Your goal -> Exactly the lines from the one containing "Write a LaTeX" through the one containing "(0,0) rectangle (775,397);" must be returned; include both ends and nothing else.

Record extracts ->
────────────────────────────────────────
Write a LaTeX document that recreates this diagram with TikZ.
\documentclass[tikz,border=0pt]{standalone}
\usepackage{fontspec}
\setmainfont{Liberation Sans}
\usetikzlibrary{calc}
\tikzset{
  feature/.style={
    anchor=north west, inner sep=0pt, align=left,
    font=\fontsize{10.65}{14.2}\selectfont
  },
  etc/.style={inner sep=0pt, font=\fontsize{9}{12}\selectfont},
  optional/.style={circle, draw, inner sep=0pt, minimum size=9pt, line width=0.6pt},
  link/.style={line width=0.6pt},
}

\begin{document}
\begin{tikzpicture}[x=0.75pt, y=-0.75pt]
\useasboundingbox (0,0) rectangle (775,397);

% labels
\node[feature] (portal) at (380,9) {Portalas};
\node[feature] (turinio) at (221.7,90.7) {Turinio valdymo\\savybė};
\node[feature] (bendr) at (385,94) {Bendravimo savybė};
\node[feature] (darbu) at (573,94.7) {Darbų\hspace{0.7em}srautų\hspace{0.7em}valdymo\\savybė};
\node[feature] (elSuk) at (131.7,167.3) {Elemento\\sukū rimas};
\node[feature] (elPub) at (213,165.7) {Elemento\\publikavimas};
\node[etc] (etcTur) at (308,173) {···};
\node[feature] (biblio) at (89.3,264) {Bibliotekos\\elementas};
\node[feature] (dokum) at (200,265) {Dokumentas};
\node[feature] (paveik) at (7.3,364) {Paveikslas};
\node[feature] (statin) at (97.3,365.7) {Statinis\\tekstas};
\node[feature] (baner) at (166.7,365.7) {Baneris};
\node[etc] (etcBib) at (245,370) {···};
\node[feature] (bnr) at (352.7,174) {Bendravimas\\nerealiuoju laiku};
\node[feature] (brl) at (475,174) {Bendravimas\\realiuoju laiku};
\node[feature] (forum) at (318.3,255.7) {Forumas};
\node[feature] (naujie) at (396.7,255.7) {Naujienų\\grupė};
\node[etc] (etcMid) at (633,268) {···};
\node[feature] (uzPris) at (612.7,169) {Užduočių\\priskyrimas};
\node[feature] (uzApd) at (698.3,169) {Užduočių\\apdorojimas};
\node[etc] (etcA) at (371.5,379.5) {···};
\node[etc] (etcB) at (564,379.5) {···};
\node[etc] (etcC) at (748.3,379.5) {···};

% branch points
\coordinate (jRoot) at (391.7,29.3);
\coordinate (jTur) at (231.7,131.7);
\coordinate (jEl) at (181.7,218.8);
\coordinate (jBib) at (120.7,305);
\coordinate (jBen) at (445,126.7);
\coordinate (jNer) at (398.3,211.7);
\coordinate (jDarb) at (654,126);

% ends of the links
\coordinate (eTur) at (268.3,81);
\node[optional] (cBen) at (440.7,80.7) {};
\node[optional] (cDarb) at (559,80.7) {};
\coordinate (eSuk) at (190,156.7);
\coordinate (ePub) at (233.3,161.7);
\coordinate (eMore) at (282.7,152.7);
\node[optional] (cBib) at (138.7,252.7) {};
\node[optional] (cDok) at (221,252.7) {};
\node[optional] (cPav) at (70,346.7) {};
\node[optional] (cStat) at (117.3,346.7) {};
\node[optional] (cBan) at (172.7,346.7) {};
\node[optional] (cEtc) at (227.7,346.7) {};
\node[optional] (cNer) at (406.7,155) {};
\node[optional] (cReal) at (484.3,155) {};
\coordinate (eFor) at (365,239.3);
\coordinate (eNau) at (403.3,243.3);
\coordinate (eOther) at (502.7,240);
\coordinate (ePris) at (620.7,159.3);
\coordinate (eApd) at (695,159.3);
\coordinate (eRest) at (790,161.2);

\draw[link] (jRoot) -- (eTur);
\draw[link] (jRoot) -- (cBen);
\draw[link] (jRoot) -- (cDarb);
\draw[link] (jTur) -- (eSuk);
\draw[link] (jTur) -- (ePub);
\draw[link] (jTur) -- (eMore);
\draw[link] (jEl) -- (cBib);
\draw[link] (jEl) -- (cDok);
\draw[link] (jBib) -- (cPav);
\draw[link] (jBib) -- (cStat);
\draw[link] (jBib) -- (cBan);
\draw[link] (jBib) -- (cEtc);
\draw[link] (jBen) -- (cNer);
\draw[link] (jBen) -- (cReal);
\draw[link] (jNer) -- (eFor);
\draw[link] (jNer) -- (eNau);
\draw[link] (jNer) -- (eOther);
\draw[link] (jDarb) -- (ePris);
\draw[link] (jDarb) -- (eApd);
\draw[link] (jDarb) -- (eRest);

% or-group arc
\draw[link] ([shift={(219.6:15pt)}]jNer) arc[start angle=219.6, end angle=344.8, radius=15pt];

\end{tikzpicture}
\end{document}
────────────────────────────────────────
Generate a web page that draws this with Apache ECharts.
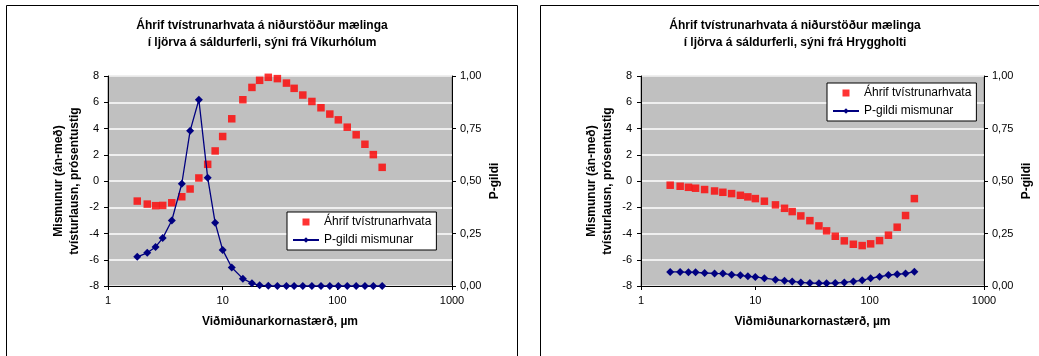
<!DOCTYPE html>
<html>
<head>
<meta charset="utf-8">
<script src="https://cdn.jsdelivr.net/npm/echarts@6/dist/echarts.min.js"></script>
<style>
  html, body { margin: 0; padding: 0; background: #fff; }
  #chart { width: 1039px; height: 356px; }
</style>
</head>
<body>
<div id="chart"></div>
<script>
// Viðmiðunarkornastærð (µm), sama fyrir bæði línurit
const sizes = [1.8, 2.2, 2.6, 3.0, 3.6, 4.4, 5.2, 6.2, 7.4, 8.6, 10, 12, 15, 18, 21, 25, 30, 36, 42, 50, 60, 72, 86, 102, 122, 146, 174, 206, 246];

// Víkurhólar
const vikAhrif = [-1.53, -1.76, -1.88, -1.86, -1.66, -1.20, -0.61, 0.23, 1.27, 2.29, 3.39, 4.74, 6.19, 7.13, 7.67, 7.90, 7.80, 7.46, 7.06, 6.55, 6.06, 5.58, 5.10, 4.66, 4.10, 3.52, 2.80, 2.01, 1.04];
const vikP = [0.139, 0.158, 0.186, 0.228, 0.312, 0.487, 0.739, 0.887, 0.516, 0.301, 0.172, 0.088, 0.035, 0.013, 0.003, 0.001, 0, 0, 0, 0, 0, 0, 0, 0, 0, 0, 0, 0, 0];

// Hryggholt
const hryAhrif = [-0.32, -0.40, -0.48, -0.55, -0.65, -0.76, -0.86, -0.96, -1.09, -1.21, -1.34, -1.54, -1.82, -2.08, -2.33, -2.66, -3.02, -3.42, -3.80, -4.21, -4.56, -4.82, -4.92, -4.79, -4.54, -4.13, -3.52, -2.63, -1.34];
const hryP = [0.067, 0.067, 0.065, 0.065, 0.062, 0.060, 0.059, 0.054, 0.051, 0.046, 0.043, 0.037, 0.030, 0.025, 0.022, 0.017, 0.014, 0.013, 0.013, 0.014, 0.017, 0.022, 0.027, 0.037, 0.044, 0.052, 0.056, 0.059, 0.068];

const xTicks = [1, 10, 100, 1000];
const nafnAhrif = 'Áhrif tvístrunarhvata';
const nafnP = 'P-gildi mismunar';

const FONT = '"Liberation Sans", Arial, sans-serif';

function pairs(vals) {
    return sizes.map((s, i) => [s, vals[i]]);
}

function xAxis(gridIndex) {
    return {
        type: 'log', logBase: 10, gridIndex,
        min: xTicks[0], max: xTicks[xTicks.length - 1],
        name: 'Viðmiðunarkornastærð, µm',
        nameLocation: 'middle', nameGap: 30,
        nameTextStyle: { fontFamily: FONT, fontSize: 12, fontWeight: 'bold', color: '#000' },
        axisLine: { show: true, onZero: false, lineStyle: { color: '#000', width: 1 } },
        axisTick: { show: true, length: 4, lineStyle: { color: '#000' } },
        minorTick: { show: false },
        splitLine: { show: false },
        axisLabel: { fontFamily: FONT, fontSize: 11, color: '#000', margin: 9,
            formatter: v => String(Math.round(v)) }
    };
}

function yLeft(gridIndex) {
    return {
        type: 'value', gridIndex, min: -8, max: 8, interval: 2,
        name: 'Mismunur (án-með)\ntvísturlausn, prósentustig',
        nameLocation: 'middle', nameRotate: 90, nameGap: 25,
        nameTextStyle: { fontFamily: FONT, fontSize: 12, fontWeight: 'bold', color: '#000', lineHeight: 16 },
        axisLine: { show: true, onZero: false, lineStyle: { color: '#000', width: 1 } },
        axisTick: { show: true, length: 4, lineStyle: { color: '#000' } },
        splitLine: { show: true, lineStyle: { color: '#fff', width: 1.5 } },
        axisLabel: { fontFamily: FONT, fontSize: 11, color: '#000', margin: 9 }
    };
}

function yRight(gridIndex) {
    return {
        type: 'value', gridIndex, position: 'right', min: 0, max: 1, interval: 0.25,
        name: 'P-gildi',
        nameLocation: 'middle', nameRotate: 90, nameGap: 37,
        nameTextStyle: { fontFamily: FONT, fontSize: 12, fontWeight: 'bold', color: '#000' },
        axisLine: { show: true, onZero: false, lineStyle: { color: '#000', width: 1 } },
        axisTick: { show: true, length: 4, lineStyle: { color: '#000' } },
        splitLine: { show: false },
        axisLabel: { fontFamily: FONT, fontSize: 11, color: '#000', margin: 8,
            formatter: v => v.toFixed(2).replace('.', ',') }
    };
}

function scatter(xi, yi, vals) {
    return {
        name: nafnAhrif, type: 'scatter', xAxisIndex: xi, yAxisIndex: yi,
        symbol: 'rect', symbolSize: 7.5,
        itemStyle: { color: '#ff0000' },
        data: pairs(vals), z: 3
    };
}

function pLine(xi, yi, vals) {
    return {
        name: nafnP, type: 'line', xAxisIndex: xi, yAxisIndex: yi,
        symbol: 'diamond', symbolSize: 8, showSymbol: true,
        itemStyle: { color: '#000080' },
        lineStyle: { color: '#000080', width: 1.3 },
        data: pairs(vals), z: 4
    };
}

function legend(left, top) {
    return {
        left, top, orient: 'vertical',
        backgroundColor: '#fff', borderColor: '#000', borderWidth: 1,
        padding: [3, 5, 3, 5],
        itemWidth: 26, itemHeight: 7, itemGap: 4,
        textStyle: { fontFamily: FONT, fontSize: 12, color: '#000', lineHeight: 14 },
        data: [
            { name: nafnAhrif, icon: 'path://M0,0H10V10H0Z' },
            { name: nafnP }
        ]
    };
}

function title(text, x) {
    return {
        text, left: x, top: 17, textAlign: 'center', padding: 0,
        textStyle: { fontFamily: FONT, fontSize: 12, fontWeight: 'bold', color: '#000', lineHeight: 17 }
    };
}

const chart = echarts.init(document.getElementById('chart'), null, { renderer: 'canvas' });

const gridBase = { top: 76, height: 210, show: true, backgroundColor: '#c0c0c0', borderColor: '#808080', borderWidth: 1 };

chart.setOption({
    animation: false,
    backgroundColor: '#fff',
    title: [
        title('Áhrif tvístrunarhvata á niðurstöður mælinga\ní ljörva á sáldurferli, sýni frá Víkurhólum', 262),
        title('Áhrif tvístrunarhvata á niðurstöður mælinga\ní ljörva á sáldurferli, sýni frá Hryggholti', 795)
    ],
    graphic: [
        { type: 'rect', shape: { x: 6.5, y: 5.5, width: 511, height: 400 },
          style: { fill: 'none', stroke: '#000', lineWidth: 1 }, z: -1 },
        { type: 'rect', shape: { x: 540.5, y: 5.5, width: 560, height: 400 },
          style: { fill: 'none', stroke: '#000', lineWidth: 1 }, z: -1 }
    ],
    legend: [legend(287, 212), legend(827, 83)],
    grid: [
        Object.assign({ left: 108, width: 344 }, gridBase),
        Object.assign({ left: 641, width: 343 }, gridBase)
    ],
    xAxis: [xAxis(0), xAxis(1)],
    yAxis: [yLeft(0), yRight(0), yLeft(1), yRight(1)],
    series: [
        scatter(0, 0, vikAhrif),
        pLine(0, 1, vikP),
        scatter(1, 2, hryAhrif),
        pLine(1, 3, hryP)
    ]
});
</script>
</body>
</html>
────────────────────────────────────────
Task answer ->
Write a LaTeX document that recreates this diagram with TikZ.
\documentclass[tikz,border=0pt]{standalone}
\usepackage{fontspec}
\setmainfont{Liberation Sans}
\usetikzlibrary{calc}
\tikzset{
  feature/.style={
    anchor=north west, inner sep=0pt, align=left,
    font=\fontsize{10.65}{14.2}\selectfont
  },
  etc/.style={inner sep=0pt, font=\fontsize{9}{12}\selectfont},
  optional/.style={circle, draw, inner sep=0pt, minimum size=9pt, line width=0.6pt},
  link/.style={line width=0.6pt},
}

\begin{document}
\begin{tikzpicture}[x=0.75pt, y=-0.75pt]
\useasboundingbox (0,0) rectangle (775,397);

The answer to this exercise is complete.